Report all lines holding "diagram".

· · ·

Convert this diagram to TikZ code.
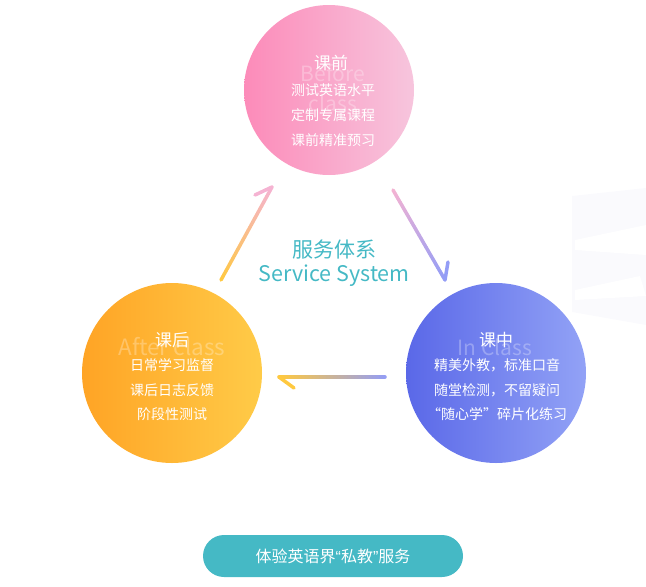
\documentclass[tikz,border=0pt]{standalone}
\usepackage{fontspec}
\setmainfont{Noto Sans CJK SC}
\newfontfamily\latinq{Liberation Sans}
\usetikzlibrary{calc}
\definecolor{pinkL}{HTML}{FC8BB9}
\definecolor{pinkR}{HTML}{F7C5DD}
\definecolor{orgL}{HTML}{FFA425}
\definecolor{orgR}{HTML}{FFCB48}
\definecolor{bluL}{HTML}{5A68E8}
\definecolor{bluR}{HTML}{92A2F6}
\definecolor{teal}{HTML}{45B9C5}
\definecolor{arrY}{HTML}{FFC940}
\definecolor{arrP}{HTML}{F5B3D2}
\definecolor{arrB}{HTML}{939DF6}
\definecolor{faint}{HTML}{FAFAFD}
\tikzset{
  phase/.style={circle, draw=none, minimum size=#1, inner sep=0pt},
  title/.style={text=white, font=\fontsize{17}{17}\selectfont},
  item/.style={text=white, font=\fontsize{14}{14}\selectfont},
  ghost/.style={text=white, text opacity=0.28, font=\fontsize{21}{21}\selectfont},
  arr/.style={line width=3.5pt, line cap=round},
}
\newcommand{\gradline}[4]{%
  \foreach \i in {0,...,29}{%
    \pgfmathsetmacro{\pa}{\i/30}\pgfmathsetmacro{\pb}{(\i+1)/30}\pgfmathsetmacro{\pc}{100-100*(\i+0.5)/30}%
    \draw[line width=3.5pt, line cap=round, color=#3!\pc!#4] ($(#1)!\pa!(#2)$) -- ($(#1)!\pb!(#2)$);
  }%
}
\begin{document}
\begin{tikzpicture}[x=1pt,y=-1pt]
\useasboundingbox (0,0) rectangle (646,587);
% faint background shape
\fill[faint] (572,196) -- (646,188) -- (646,325) -- (572,312) -- cycle;
\fill[white] (575,240) -- (646,225) -- (646,255) -- (575,250) -- cycle;
\fill[white] (575,290) -- (640,276) -- (646,296) -- (575,300) -- cycle;
% circles
\node[phase=170pt, left color=pinkL, right color=pinkR] (before) at (329,90) {};
\node[phase=180pt, left color=orgL, right color=orgR] (after) at (172,373) {};
\node[phase=180pt, left color=bluL, right color=bluR] (in) at (496,373) {};
% before
\node[ghost] (bg1) at (333,73) {Before};
\node[ghost] (bg2) at (333,103) {class};
\node[title] (bt) at (331,63) {课前};
\node[item] (b1) at (333,90) {测试英语水平};
\node[item] (b2) at (333,115) {定制专属课程};
\node[item] (b3) at (333,140) {课前精准预习};
% after
\node[ghost, font=\fontsize{22.5}{22.5}\selectfont] (ag) at (172,347) {After class};
\node[title] (at) at (172,340) {课后};
\node[item] (a1) at (172,365) {日常学习监督};
\node[item] (a2) at (172,390) {课后日志反馈};
\node[item] (a3) at (172,414) {阶段性测试};
% in class
\node[ghost] (ig) at (495,347) {In Class};
\node[title] (it) at (496,340) {课中};
\node[item] (i1) at (497,365) {精美外教，标准口音};
\node[item] (i2) at (497,390) {随堂检测，不留疑问};
\node[item] (i3) at (497,414) {“随心学”碎片化练习};
% center
\node[text=teal, font=\fontsize{21}{21}\selectfont] (c1) at (334,250) {服务体系};
\node[text=teal, font=\fontsize{21.5}{21.5}\selectfont] (c2) at (334,276) {Service System};
% arrows
\coordinate (l0) at (221,280); \coordinate (l1) at (272,187); \coordinate (lb) at (255,195);
\coordinate (r0) at (393,190); \coordinate (r1) at (445,280); \coordinate (rb) at (448,262);
\coordinate (d0) at (385,377); \coordinate (d1) at (279,377); \coordinate (db) at (294,388);
\gradline{l0}{l1}{arrY}{arrP}
\draw[arr, arrP] (l1) -- (lb);
\gradline{r0}{r1}{arrP}{arrB}
\draw[arr, arrB] (r1) -- (rb);
\gradline{d0}{d1}{arrB}{arrY}
\draw[arr, arrY] (d1) -- (db);
% button
\node[fill=teal, rounded corners=21pt, minimum width=260pt, minimum height=42pt, text=white, font=\fontsize{16}{16}\selectfont] (btn) at (333,556) {体验英语界{\latinq “}私教{\latinq ”}服务};
\end{tikzpicture}
\end{document}
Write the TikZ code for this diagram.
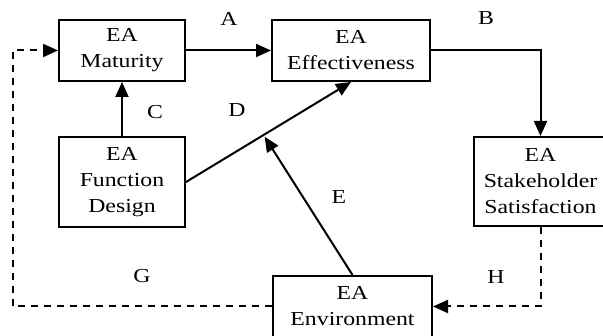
\documentclass[tikz,border=0pt]{standalone}
\usepackage{fontspec}
\setmainfont{Liberation Serif}
\usetikzlibrary{arrows.meta,calc}
\newcommand{\hx}[1]{\scalebox{1.2}[1]{#1}}
\begin{document}
\begin{tikzpicture}[x=1pt,y=-1pt,
 box/.style={draw,line width=2pt,inner sep=0pt,align=center,font=\fontsize{19.8}{26}\selectfont},
 lab/.style={inner sep=0pt,font=\fontsize{19.8}{24}\selectfont},
 arr/.style={line width=2pt,-{Triangle[length=15pt,width=13pt]}},
 dsh/.style={arr,dash pattern=on 7pt off 6pt}]
\useasboundingbox (0,0) rectangle (603,336);
\clip (0,0) rectangle (603,336);
\node[box,minimum width=126pt,minimum height=61pt] (mat) at (122,50.5) {\hx{EA}\\\hx{Maturity}};
\node[box,minimum width=158pt,minimum height=61pt] (eff) at (351,50.5) {\hx{EA}\\\hx{Effectiveness}};
\node[box,minimum width=126pt,minimum height=90pt] (fun) at (122,182) {\hx{EA}\\\hx{Function}\\\hx{Design}};
\node[box,minimum width=133pt,minimum height=89pt] (sta) at (540.5,181.5) {\hx{EA}\\\hx{Stakeholder}\\\hx{Satisfaction}};
\node[box,minimum width=159pt,minimum height=61pt] (env) at (352.5,306.5) {\hx{EA}\\\hx{Environment}};
\coordinate (gcorner) at (12.5,306.5);
\draw[arr] (mat.east) -- (eff.west);
\draw[arr] (eff.east) -| (sta.north);
\draw[arr] (fun.north) -- (mat.south);
\draw[arr] (fun.east) -- coordinate[pos=0.47] (dm) (eff.south);
\draw[arr,shorten >=2pt] (env.north) -- (dm);
\draw[dsh] (env.west) -- (gcorner) |- (mat.west);
\draw[dsh] (sta.south) |- (env.east);
\node[lab] (la) at (229,18.5) {\hx{A}};
\node[lab] (lb) at (486,18.5) {\hx{B}};
\node[lab] (lc) at (155,112) {\hx{C}};
\node[lab] (ld) at (237,110) {\hx{D}};
\node[lab] (le) at (339,197) {\hx{E}};
\node[lab] (lg) at (142,276) {\hx{G}};
\node[lab] (lh) at (496,277) {\hx{H}};
\end{tikzpicture}
\end{document}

· · ·

Result
Convert this diagram to TikZ code.
Write the TikZ code for this diagram.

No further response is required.